Like in Provence where a lot of cooking is done with “Herbs de Provence”, I use Lavender in the kitchen of my bistro in a variety of foods. We make our own Herbs de Provence by adding dried Thyme and Oregano to the dried Lavender buds. We roll it in some creamy local goat cheese which sits beautifully on our cheese plate and also make Lavender shortbread, tea and creme brulee.
I hope you’ll take some time to enjoy the Lavender from your garden or from the Lavender farms of the North Fork. Some great places to purchase Lavender on the North Fork are Lavender By the Bay ( http://www.lavenderbythebay.com/ ) or Tea Time Cottage ( http://www.loving-long-island.com/tea-time-cottage.html )
Herbs de Provence
This is a great way to extend the memory of your herb garden throughout the winter and use them in soups, marinades and sauces. I start by picking them fresh and drying them on cookie sheets in my kitchen or another dry space. Then remove them from their stalks when dried and separate for measuring (amounts should be measure dried vs. fresh). You can keep this mixture in a cookie jar or apothecary jar throughout the Fall and winter.
Lavender Shortbread Tea biscuits
Try this recipe for Lavender cookies for tea time or for a little something sweet after dinner to accompany your dessert wine. You can make them in heartshape for Valentine’s Day or any other romantic celebration.
Makes about 18
½ Cup unsalted (sweet) butter at room temperature, diced
¼ cup caster (superfine) sugar
1 ½ cups plain (all-purpose) flour
2 tbsp fresh lavender florets or 1 tbsp dried culinary lavender, coarsely chopped
2 tbsp sugar, for sprinkling
1. Using an electric mixer; cream together the butter and caster sugar until fluffy. Stir in the flour and lavender and bring the mixture together in a soft ball. Cover with clear film (plastic wrap) and chill for about 15 minutes
2. Preheat the oven to 400˚F. Roll out the dough on a lightly floured surface and stamp out about 18 cookies, using a 2in round or heart-shaped cookie cutter. Place on parchment lined baking sheet and bake for about 10 minutes until golden.
3. Leave the cookies standing for 5 minutes to set. Using a metal spatula, transfer carefully from the baking sheet on to a wire rack to cool completely. The cookies can be stored in an airtight container for up to 1 week.
Lavender Creme brulee
This is a great dessert for your Lavender florets and a perfect early Fall dessert for a dinner party or romantic evening.
4 cups heavy cream
½ ounce dried lavender flower
8 egg yolks
½ Cup granulated white sugar
¼ cup granulated white sugar (for caramelized tops)
Preheat oven to 300º F. In a large, heavy-bottomed saucepan simmer the cream and the lavender.
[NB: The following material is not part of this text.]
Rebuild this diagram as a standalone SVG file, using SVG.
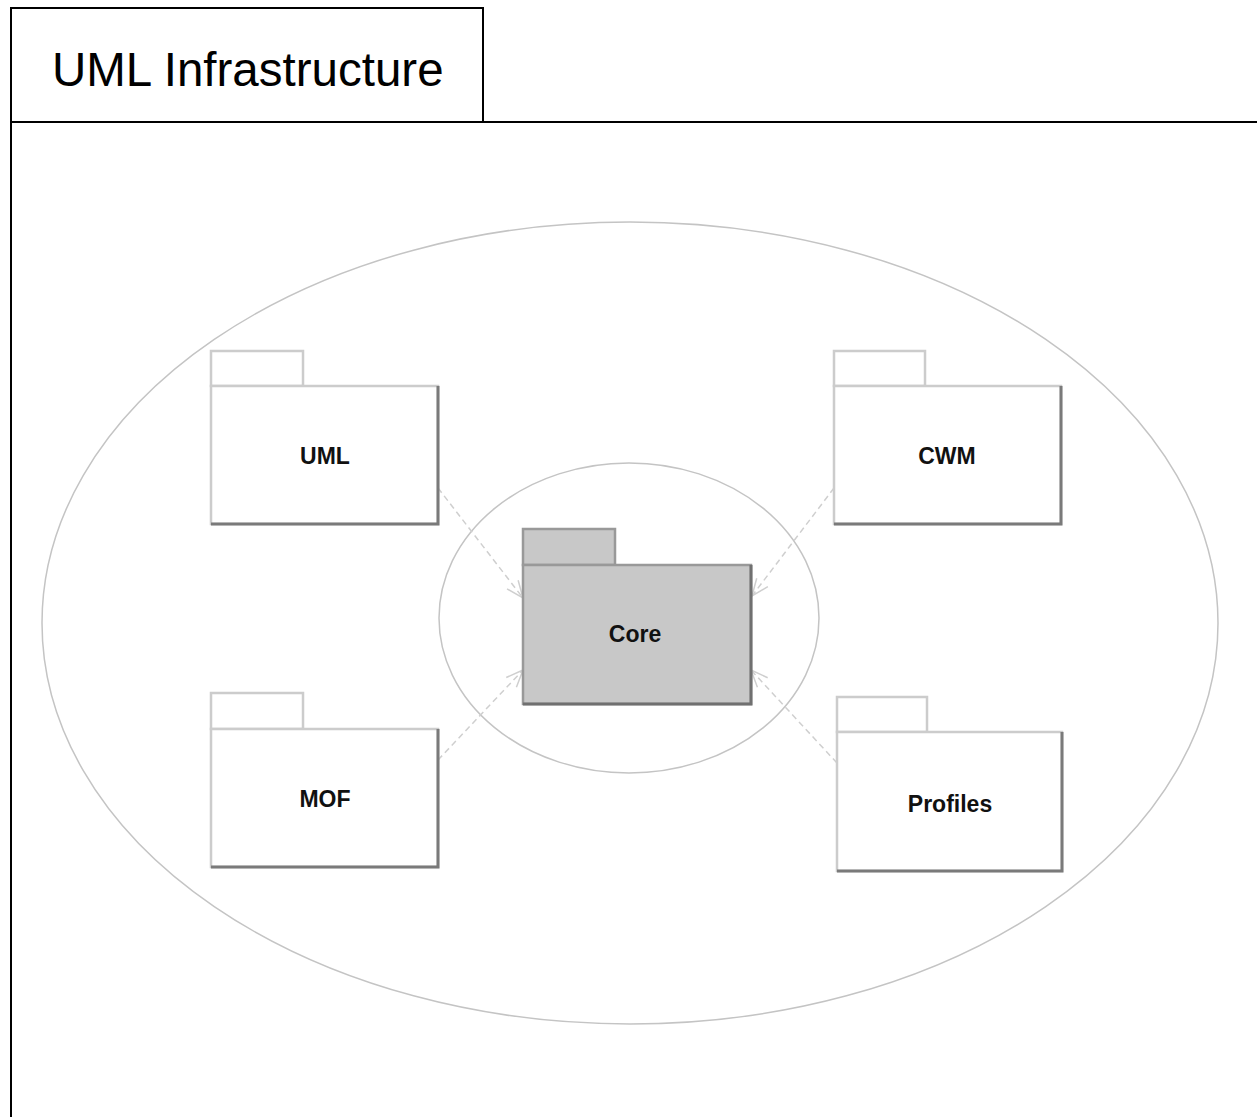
<svg xmlns="http://www.w3.org/2000/svg" width="1257" height="1117" viewBox="0 0 1257 1117">
<style>
.frame{fill:none;stroke:#000;stroke-width:2}
.ell{fill:none;stroke:#c4c4c4;stroke-width:1.5}
.pk{fill:#fff;stroke:#cccccc;stroke-width:2.5}
.sh{fill:none;stroke:#7a7a7a;stroke-width:3}
.core{fill:#c8c8c8;stroke:#999;stroke-width:2.5}
.coresh{fill:none;stroke:#707070;stroke-width:3}
.lbl{font-family:"Liberation Sans",Arial,sans-serif;font-size:23px;font-weight:bold;fill:#111;text-anchor:middle}
.title{font-family:"Liberation Sans",Arial,sans-serif;font-size:47.5px;fill:#000}
.dep{fill:none;stroke:#cfcfcf;stroke-width:1.5;stroke-dasharray:6 4;marker-end:url(#open)}
</style>
<defs>
<marker id="open" viewBox="0 0 20 20" refX="19" refY="10" markerWidth="20" markerHeight="20" markerUnits="userSpaceOnUse" orient="auto">
<path d="M2,3 L19,10 L2,17" fill="none" stroke="#cfcfcf" stroke-width="1.5"/>
</marker>
</defs>
<rect class="frame" x="11" y="122" width="1270" height="1020"/>
<rect class="frame" x="11" y="8" width="472" height="114"/>
<text class="title" x="52" y="86">UML Infrastructure</text>
<ellipse class="ell" cx="630" cy="623" rx="588" ry="401"/>
<ellipse class="ell" cx="629" cy="618" rx="190" ry="155"/>
<g id="connectors">
<line class="dep" x1="438" y1="488" x2="523" y2="598"/>
<line class="dep" x1="834" y1="488" x2="752" y2="596"/>
<line class="dep" x1="438" y1="760" x2="523" y2="670"/>
<line class="dep" x1="837" y1="763" x2="751" y2="670"/>
</g>
<g id="core">
<rect class="core" x="523" y="529" width="92" height="36"/>
<rect class="core" x="523" y="565" width="228" height="139"/>
<path class="coresh" d="M751,565 V704 H523"/>
<text class="lbl" x="635" y="642">Core</text>
</g>
<g id="uml">
<rect class="pk" x="211" y="351" width="92" height="35"/>
<rect class="pk" x="211" y="386" width="227" height="138"/>
<path class="sh" d="M438,386 V524 H211"/>
<text class="lbl" x="325" y="464">UML</text>
</g>
<g id="cwm">
<rect class="pk" x="834" y="351" width="91" height="35"/>
<rect class="pk" x="834" y="386" width="227" height="138"/>
<path class="sh" d="M1061,386 V524 H834"/>
<text class="lbl" x="947" y="464">CWM</text>
</g>
<g id="mof">
<rect class="pk" x="211" y="693" width="92" height="36"/>
<rect class="pk" x="211" y="729" width="227" height="138"/>
<path class="sh" d="M438,729 V867 H211"/>
<text class="lbl" x="325" y="807">MOF</text>
</g>
<g id="profiles">
<rect class="pk" x="837" y="697" width="90" height="35"/>
<rect class="pk" x="837" y="732" width="225" height="139"/>
<path class="sh" d="M1062,732 V871 H837"/>
<text class="lbl" x="950" y="812">Profiles</text>
</g>
</svg>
Remove from heat and allow the lavender to infuse the cream for about 3 or 4 minutes. In a separate bowl, whisk the egg yolks with the sugar until light and creamy. Temper your mixture by slowly pouring the cream into the egg and sugar mixture, blending well. Strain through a sieve into a large bowl to catch the florets and egg solids that may have formed.
Divide mixture among 6 ramekins or custard cups. Fill a saucepan half-way with water for a “bain Marie” or water bath and bake until set around the edges, but still loose in the center, about 40 to 50 minutes. Remove from oven and leave in the water bath until cooled. Remove cups from water bath and chill for at least 2 hours, or up to 2 days.
Just before serving, sprinkle about 2 teaspoons of sugar over each custard. For best results, use a small hand-held torch to melt sugar. If you don’t have a torch, place under the broiler until sugar melts and allow to rest before serving.